What you need to do:
Transcribe all of the material exactly, except for its pictures.

Supplied data:
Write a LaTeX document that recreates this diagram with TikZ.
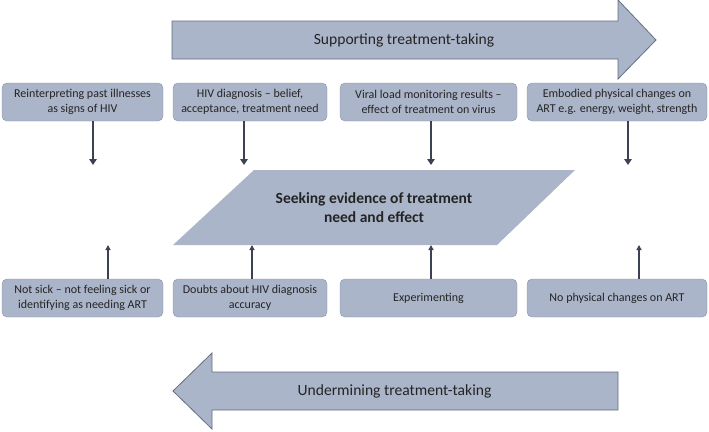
\documentclass[tikz,border=0pt]{standalone}
\usepackage{fontspec}
\setmainfont{Carlito}
\usetikzlibrary{positioning, arrows.meta}
\definecolor{boxfill}{RGB}{171,181,201}
\definecolor{boxline}{RGB}{138,148,166}
\definecolor{arrowline}{RGB}{100,110,128}
\definecolor{linkcol}{RGB}{60,66,82}
\definecolor{txt}{RGB}{36,36,36}
\tikzset{
	every node/.append style={
		text=txt,
	},
	box/.style={
		draw=boxline,
		fill=boxfill,
		rounded corners=5pt,
		align=center,
		minimum height=38pt,
		inner sep=0pt,
		outer sep=0pt,
		font={\fontsize{12}{15}\selectfont}
	},
	bigarrow/.style={
		draw=arrowline,
		fill=boxfill,
		line width=0.8pt
	},
	title/.style={
		font={\fontsize{15.6}{19}\selectfont}
	},
	seekshape/.style={
		fill=boxfill
	},
	seeklabel/.style={
		align=center,
		font={\fontsize{15.5}{19.5}\selectfont\bfseries}
	},
	downlink/.style={
		draw=linkcol,
		line width=2.4pt,
		-{Triangle[width=7.5pt,length=6pt]}
	},
	uplink/.style={
		draw=linkcol,
		line width=1.5pt,
		-{Triangle[width=5pt,length=5pt]}
	}
}

\begin{document}
\begin{tikzpicture}[x=1pt, y=1pt]
	\useasboundingbox (0,0) rectangle (709,-431);

	% supporting side
	\draw[bigarrow] (172,-21) -- (618,-21) -- (618,0) -- (656,-40) -- (618,-79) -- (618,-59) -- (172,-59) -- cycle;
	\node(support)[title] at (404,-40) {Supporting treatment-taking};

	\node(reint)[box, minimum width=161pt] at (82.5,-102) {Reinterpreting past illnesses\\as signs of HIV};
	\node(diag)[box, minimum width=154pt, right=10pt of reint] {HIV diagnosis -- belief,\\acceptance, treatment need};
	\node(viral)[box, minimum width=177pt, right=13pt of diag] {Viral load monitoring results --\\effect of treatment on virus};
	\node(embod)[box, minimum width=180pt, right=10pt of viral] {Embodied physical changes on\\ART e.g. energy, weight, strength};

	% centre
	\fill[seekshape] (254,-170) -- (575,-170) -- (497,-245) -- (173,-245) -- cycle;
	\coordinate(seekbase) at (335,-245);
	\node(seek)[seeklabel] at (374,-207.5) {Seeking evidence of treatment\\need and effect};

	% undermining side
	\node(nsick)[box, minimum width=161pt, below=158pt of reint] {Not sick -- not feeling sick or\\identifying as needing ART};
	\node(doubts)[box, minimum width=154pt, right=10pt of nsick] {Doubts about HIV diagnosis\\accuracy};
	\node(exper)[box, minimum width=177pt, right=13pt of doubts] {Experimenting};
	\node(nochange)[box, minimum width=180pt, right=10pt of exper] {No physical changes on ART};

	\draw[bigarrow] (618,-372) -- (212,-372) -- (212,-353) -- (173,-391) -- (212,-429) -- (212,-410) -- (618,-410) -- cycle;
	\node(undermine)[title] at (394.5,-391) {Undermining treatment-taking};

	\foreach \src/\x in {reint/93, diag/244, viral/431, embod/628}{
		\draw[downlink] (\x,0 |- \src.south) -- (\x,-165);
	};
	\foreach \src/\x in {nsick/108, doubts/252, exper/431, nochange/639}{
		\draw[uplink] (\x,0 |- \src.north) -- (\x,0 |- seekbase);
	};
\end{tikzpicture}
\end{document}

Expected output:
Write a LaTeX document that recreates this diagram with TikZ.
\documentclass[tikz,border=0pt]{standalone}
\usepackage{fontspec}
\setmainfont{Carlito}
\usetikzlibrary{positioning, arrows.meta}
\definecolor{boxfill}{RGB}{171,181,201}
\definecolor{boxline}{RGB}{138,148,166}
\definecolor{arrowline}{RGB}{100,110,128}
\definecolor{linkcol}{RGB}{60,66,82}
\definecolor{txt}{RGB}{36,36,36}
\tikzset{
	every node/.append style={
		text=txt,
	},
	box/.style={
		draw=boxline,
		fill=boxfill,
		rounded corners=5pt,
		align=center,
		minimum height=38pt,
		inner sep=0pt,
		outer sep=0pt,
		font={\fontsize{12}{15}\selectfont}
	},
	bigarrow/.style={
		draw=arrowline,
		fill=boxfill,
		line width=0.8pt
	},
	title/.style={
		font={\fontsize{15.6}{19}\selectfont}
	},
	seekshape/.style={
		fill=boxfill
	},
	seeklabel/.style={
		align=center,
		font={\fontsize{15.5}{19.5}\selectfont\bfseries}
	},
	downlink/.style={
		draw=linkcol,
		line width=2.4pt,
		-{Triangle[width=7.5pt,length=6pt]}
	},
	uplink/.style={
		draw=linkcol,
		line width=1.5pt,
		-{Triangle[width=5pt,length=5pt]}
	}
}

\begin{document}
\begin{tikzpicture}[x=1pt, y=1pt]
	\useasboundingbox (0,0) rectangle (709,-431);

	% supporting side
	\draw[bigarrow] (172,-21) -- (618,-21) -- (618,0) -- (656,-40) -- (618,-79) -- (618,-59) -- (172,-59) -- cycle;
	\node(support)[title] at (404,-40) {Supporting treatment-taking};

	\node(reint)[box, minimum width=161pt] at (82.5,-102) {Reinterpreting past illnesses\\as signs of HIV};
	\node(diag)[box, minimum width=154pt, right=10pt of reint] {HIV diagnosis -- belief,\\acceptance, treatment need};
	\node(viral)[box, minimum width=177pt, right=13pt of diag] {Viral load monitoring results --\\effect of treatment on virus};
	\node(embod)[box, minimum width=180pt, right=10pt of viral] {Embodied physical changes on\\ART e.g. energy, weight, strength};

	% centre
	\fill[seekshape] (254,-170) -- (575,-170) -- (497,-245) -- (173,-245) -- cycle;
	\coordinate(seekbase) at (335,-245);
	\node(seek)[seeklabel] at (374,-207.5) {Seeking evidence of treatment\\need and effect};

	% undermining side
	\node(nsick)[box, minimum width=161pt, below=158pt of reint] {Not sick -- not feeling sick or\\identifying as needing ART};
	\node(doubts)[box, minimum width=154pt, right=10pt of nsick] {Doubts about HIV diagnosis\\accuracy};
	\node(exper)[box, minimum width=177pt, right=13pt of doubts] {Experimenting};
	\node(nochange)[box, minimum width=180pt, right=10pt of exper] {No physical changes on ART};

	\draw[bigarrow] (618,-372) -- (212,-372) -- (212,-353) -- (173,-391) -- (212,-429) -- (212,-410) -- (618,-410) -- cycle;
	\node(undermine)[title] at (394.5,-391) {Undermining treatment-taking};

	\foreach \src/\x in {reint/93, diag/244, viral/431, embod/628}{
		\draw[downlink] (\x,0 |- \src.south) -- (\x,-165);
	};
	\foreach \src/\x in {nsick/108, doubts/252, exper/431, nochange/639}{
		\draw[uplink] (\x,0 |- \src.north) -- (\x,0 |- seekbase);
	};
\end{tikzpicture}
\end{document}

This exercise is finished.